Okja ve The Meyerowitz Stories tartışmaşa değecek filmler değil!
İki tartışmalı Netflix yapımı da yarattıkları tartışmaya değecek filmler değil! Bong Joon Ho’nun Okja’sı genetik araştırmalar, GDO içeren ürünler ve hayvan katliamına dair doğru bir yaklaşıma sahip, pedagojik bir film. Filme adını veren “süper domuz” ve onunla birlikte büyüyen Japon kızı Mija’nın Animal Liberation Front (Hayvan Özgürlük Cephesi) yardımıyla gelişen macerası bir ölçüde idealist bir film. Ekolojik dengeyi gözetiyor ama hayvan özgürleşmesi açısından eşitlikçi değil. Domuzlar dışındaki hayvanların (Japonya’da ormanlarla kaplı bir dağda yaşayan Mija ve dedesi tarafından afiyetle yenen tavuk ve balıkların) yaşama hakkıyla pek ilgilenmeyen, son derece sevimli bir yaratık olarak tasarlanmış Okja’yı çok iri bir köpek gibi sunan film, GDO domuzların yetiştirilmesini bir soykırım gibi sunmakla birlikte başka canlıların hayat hakkı üzerine kafa yormuyor.
The Meyerowitz Stories (New and Selected), Woody Allen’ın yokluğunda üst orta sınıf New Yorklu Yahudi sanatçı çevresinde geçen ve aile ilişkilerine dayanan komedi kontenjanını dolduruyor gibi.
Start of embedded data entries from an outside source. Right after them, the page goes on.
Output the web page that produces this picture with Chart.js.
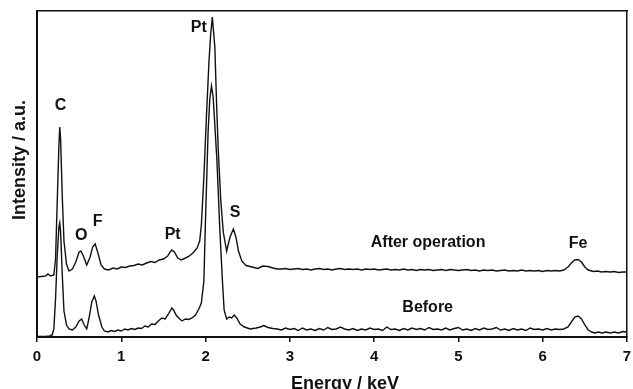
<!DOCTYPE html>
<html>
<head>
<meta charset="utf-8">
<script src="https://cdn.jsdelivr.net/npm/chart.js@4"></script>
<style>
  body { margin: 0; background: #fff; }
</style>
</head>
<body>
<canvas id="edx" width="633" height="389"></canvas>
<script>
// EDX spectrum: energy (keV) against intensity (a.u.)

var afterE = [0.00, 0.05, 0.10, 0.13, 0.16, 0.20, 0.22, 0.24, 0.26, 0.27, 0.28, 0.30, 0.32, 0.35, 0.38, 0.42, 0.46, 0.50, 0.52, 0.55,
  0.59, 0.63, 0.66, 0.69, 0.72, 0.76, 0.80, 0.85, 0.90, 0.95, 1.00, 1.05, 1.10, 1.15, 1.20, 1.25, 1.30, 1.35, 1.40, 1.45,
  1.50, 1.55, 1.58, 1.60, 1.63, 1.67, 1.71, 1.75, 1.80, 1.85, 1.90, 1.93, 1.95, 1.98, 2.01, 2.04, 2.06, 2.08, 2.095, 2.11,
  2.13, 2.15, 2.18, 2.21, 2.25, 2.29, 2.33, 2.36, 2.39, 2.43, 2.48, 2.55, 2.62, 2.68, 2.74, 2.80, 2.85,
  2.90, 2.95, 3.00, 3.05, 3.10, 3.15, 3.20, 3.25, 3.30, 3.35, 3.40, 3.45, 3.50, 3.55, 3.60, 3.65, 3.70, 3.75, 3.80, 3.85,
  3.90, 3.95, 4.00, 4.05, 4.10, 4.15, 4.20, 4.25, 4.30, 4.35, 4.40, 4.45, 4.50, 4.55, 4.60, 4.65, 4.70, 4.75, 4.80, 4.85,
  4.90, 4.95, 5.00, 5.05, 5.10, 5.15, 5.20, 5.25, 5.30, 5.35, 5.40, 5.45, 5.50, 5.55, 5.60, 5.65, 5.70, 5.75, 5.80, 5.85,
  5.90, 5.95, 6.00, 6.05, 6.10, 6.15, 6.20, 6.25, 6.30, 6.34, 6.38, 6.42, 6.46, 6.50, 6.54, 6.60, 6.65, 6.70, 6.75, 6.80,
  6.85, 6.90, 6.95, 7.00];
var afterI = [60, 60.5, 61, 63, 61, 62, 78, 135, 192, 210, 198, 140, 96, 73, 66, 68, 75, 85, 86, 81,
  72, 80, 90, 93, 85, 72, 68, 67, 69, 68, 70, 69.5, 71, 71.5, 73, 72, 74, 75.5, 74.5, 77,
  78, 81, 85, 87, 85, 79, 77, 78.5, 80.5, 84, 89, 96, 112, 160, 220, 275, 302, 320, 305, 290,
  235, 188, 137, 105, 86, 100, 108, 100, 86, 76, 71.5, 70, 68.5, 71, 70.5, 69, 68,
  68, 68.5, 67.5, 68, 68.5, 67.5, 68, 67, 68, 68.5, 67.5, 68, 67, 68, 68.5, 67.5, 68, 67.5, 68, 67,
  68, 67.5, 68, 67, 67.5, 68, 67, 67.5, 67, 68, 67, 67.5, 66.5, 67.5, 67, 67.5, 66.5, 67, 67.5, 66.5,
  67.5, 67, 66.5, 67, 67.5, 66.5, 67, 66, 67, 66.5, 67, 66, 66.5, 67, 66, 66.5, 66, 67, 66, 66.5,
  66, 66.5, 65.5, 66.5, 66, 66.5, 66, 67, 70, 74, 77, 77.5, 75, 70, 67, 65.5, 66, 65, 65.5, 65,
  65.5, 64.5, 65, 65];

var beforeE = [0.00, 0.10, 0.15, 0.18, 0.20, 0.22, 0.24, 0.26, 0.27, 0.28, 0.30, 0.32, 0.35, 0.38, 0.42, 0.46, 0.50, 0.53, 0.56, 0.59,
  0.62, 0.65, 0.68, 0.70, 0.73, 0.77, 0.80, 0.84, 0.88, 0.92, 0.96, 1.00, 1.04, 1.08, 1.12, 1.16, 1.20, 1.24, 1.28, 1.32,
  1.36, 1.40, 1.44, 1.48, 1.52, 1.56, 1.60, 1.62, 1.65, 1.68, 1.72, 1.76, 1.80, 1.84, 1.88, 1.92, 1.95, 1.98, 2.00, 2.03,
  2.05, 2.07, 2.09, 2.10, 2.135, 2.17, 2.20, 2.22, 2.25, 2.28, 2.31, 2.34, 2.37, 2.41, 2.46, 2.53, 2.60, 2.65, 2.69, 2.74, 2.80,
  2.85, 2.90, 2.95, 3.00, 3.05, 3.10, 3.15, 3.20, 3.25, 3.30, 3.35, 3.40, 3.45, 3.50, 3.55, 3.60, 3.65, 3.70, 3.75, 3.80,
  3.85, 3.90, 3.95, 4.00, 4.05, 4.10, 4.15, 4.20, 4.25, 4.30, 4.35, 4.40, 4.45, 4.50, 4.55, 4.60, 4.65, 4.70, 4.75, 4.80,
  4.85, 4.90, 4.95, 5.00, 5.05, 5.10, 5.15, 5.20, 5.25, 5.30, 5.35, 5.40, 5.45, 5.50, 5.55, 5.60, 5.65, 5.70, 5.75, 5.80,
  5.85, 5.90, 5.95, 6.00, 6.05, 6.10, 6.15, 6.20, 6.25, 6.30, 6.34, 6.38, 6.42, 6.46, 6.50, 6.54, 6.58, 6.62, 6.66, 6.70,
  6.75, 6.80, 6.85, 6.90, 6.95, 7.00];
var beforeI = [0.5, 0.5, 1, 2, 8, 38, 82, 110, 114, 105, 62, 26, 12, 8, 7, 10, 16, 18, 12, 8,
  20, 35, 41, 36, 22, 10, 6, 5, 6.5, 5.5, 7, 6, 8, 7, 8.5, 7.5, 9, 8.5, 11, 10,
  13, 12.5, 16, 19, 18, 23, 29, 27, 22, 19, 16, 18, 17.5, 19, 22, 28, 34, 56, 120, 205,
  238, 251, 240, 226, 176, 106, 56, 27, 18, 20, 19, 22, 19, 13, 10, 8, 9, 10, 11.5, 9.5, 8.5,
  8, 7, 9, 7.5, 8.5, 6.5, 9, 7, 8, 6.5, 8.5, 7, 9.5, 7.5, 8, 10, 8, 7, 8.5, 6.5,
  8, 7, 9, 7.5, 8, 6.5, 10, 7.5, 8, 6.5, 8.5, 7, 9, 7.5, 8.5, 7, 9.5, 7.5, 8, 7,
  9, 7, 8.5, 9.5, 7, 8, 6.5, 8.5, 7, 9, 7.5, 8, 9.5, 7, 8, 6.5, 8.5, 7, 8, 6.5,
  9, 7.5, 8, 7, 8.5, 7, 8, 7.5, 8, 10, 15, 20, 21, 18, 12, 7, 5, 4, 5, 4,
  5, 4, 5, 4, 5.5, 5];

var xTicks = [0, 1, 2, 3, 4, 5, 6, 7];

// peak and curve labels: text, energy, intensity (centre of the capitals)
var annoText = ["C", "O", "F", "Pt", "Pt", "S", "After operation", "Before", "Fe"];
var annoE    = [0.28, 0.524, 0.718, 1.61, 1.92, 2.35, 4.64, 4.635, 6.42];
var annoI    = [233, 103, 117, 104, 311, 125.5, 95.5, 30.5, 94.5];

var xTitle = "Energy / keV";
var yTitle = "Intensity / a.u.";

var ink = "#111";
var fam = "'Liberation Sans', Arial, sans-serif";

function pairs(xs, ys) {
    return xs.map(function (e, i) { return { x: e, y: ys[i] }; });
}

var labelPlugin = {
    id: "labels",
    afterDatasetsDraw: function (chart) {
        var ctx = chart.ctx;
        var sx = chart.scales.x, sy = chart.scales.y;
        ctx.save();
        ctx.fillStyle = ink;
        ctx.font = "bold 16px " + fam;
        ctx.textAlign = "center";
        ctx.textBaseline = "alphabetic";
        for (var i = 0; i < annoText.length; i++) {
            ctx.fillText(annoText[i], sx.getPixelForValue(annoE[i]), sy.getPixelForValue(annoI[i]) + 5.7);
        }
        // axis titles
        ctx.font = "bold 18px " + fam;
        ctx.fillText(xTitle, 345, 388.5);
        ctx.translate(24.5, 160);
        ctx.rotate(-Math.PI / 2);
        ctx.fillText(yTitle, 0, 0);
        ctx.restore();
    }
};

var lineStyle = {
    borderColor: ink,
    borderWidth: 1.4,
    pointRadius: 0,
    fill: false,
    tension: 0
};

var chart = new Chart(document.getElementById("edx"), {
    type: "line",
    data: {
        datasets: [
            Object.assign({ label: "After operation", data: pairs(afterE, afterI) }, lineStyle),
            Object.assign({ label: "Before", data: pairs(beforeE, beforeI) }, lineStyle)
        ]
    },
    options: {
        responsive: false,
        animation: false,
        layout: { padding: { top: 11, right: 6, left: 0, bottom: 0 } },
        plugins: { legend: { display: false }, tooltip: { enabled: false } },
        scales: {
            x: {
                type: "linear", position: "bottom", min: 0, max: 7,
                afterBuildTicks: function (s) { s.ticks = xTicks.map(function (v) { return { value: v }; }); },
                ticks: { color: ink, font: { family: fam, size: 15, weight: "bold" }, padding: 6, maxRotation: 0 },
                grid: { drawOnChartArea: false, drawTicks: true, tickLength: 5, color: ink, lineWidth: 1.5 },
                border: { color: ink, width: 2 },
                afterFit: function (s) { s.height = 52; s.paddingLeft = 0; s.paddingRight = 0; }
            },
            x2: {
                type: "linear", position: "top", min: 0, max: 7,
                ticks: { display: false },
                grid: { display: false },
                border: { color: ink, width: 1.5 },
                afterFit: function (s) { s.height = 0; }
            },
            y: {
                min: 0, max: 326,
                ticks: { display: false },
                grid: { display: false },
                border: { color: ink, width: 2 },
                afterFit: function (s) { s.width = 37; }
            },
            y2: {
                position: "right", min: 0, max: 326,
                ticks: { display: false },
                grid: { display: false },
                border: { color: ink, width: 1.5 },
                afterFit: function (s) { s.width = 0; }
            }
        }
    },
    plugins: [labelPlugin]
});
</script>
</body>
</html>
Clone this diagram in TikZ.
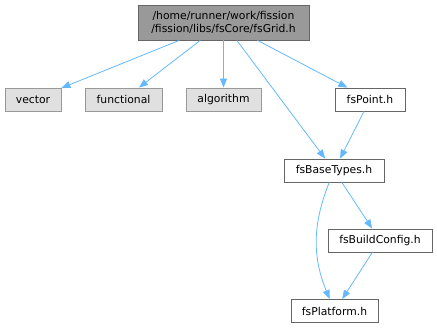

Baumbach’ın önceki filmlerinin, hele Frances Ha’nın oldukça gerisinde kalıyor The Meyerowitz Stories. Dustin Hoffman, Adam Sandler ve Ben Stiller’ın özellikle öne çıkan çıkan oyunculuğu oldukça fazla olan diyalogları keyifli kılıyor ama filmi kendi alttüründe önemli bir yere oturtmuyor.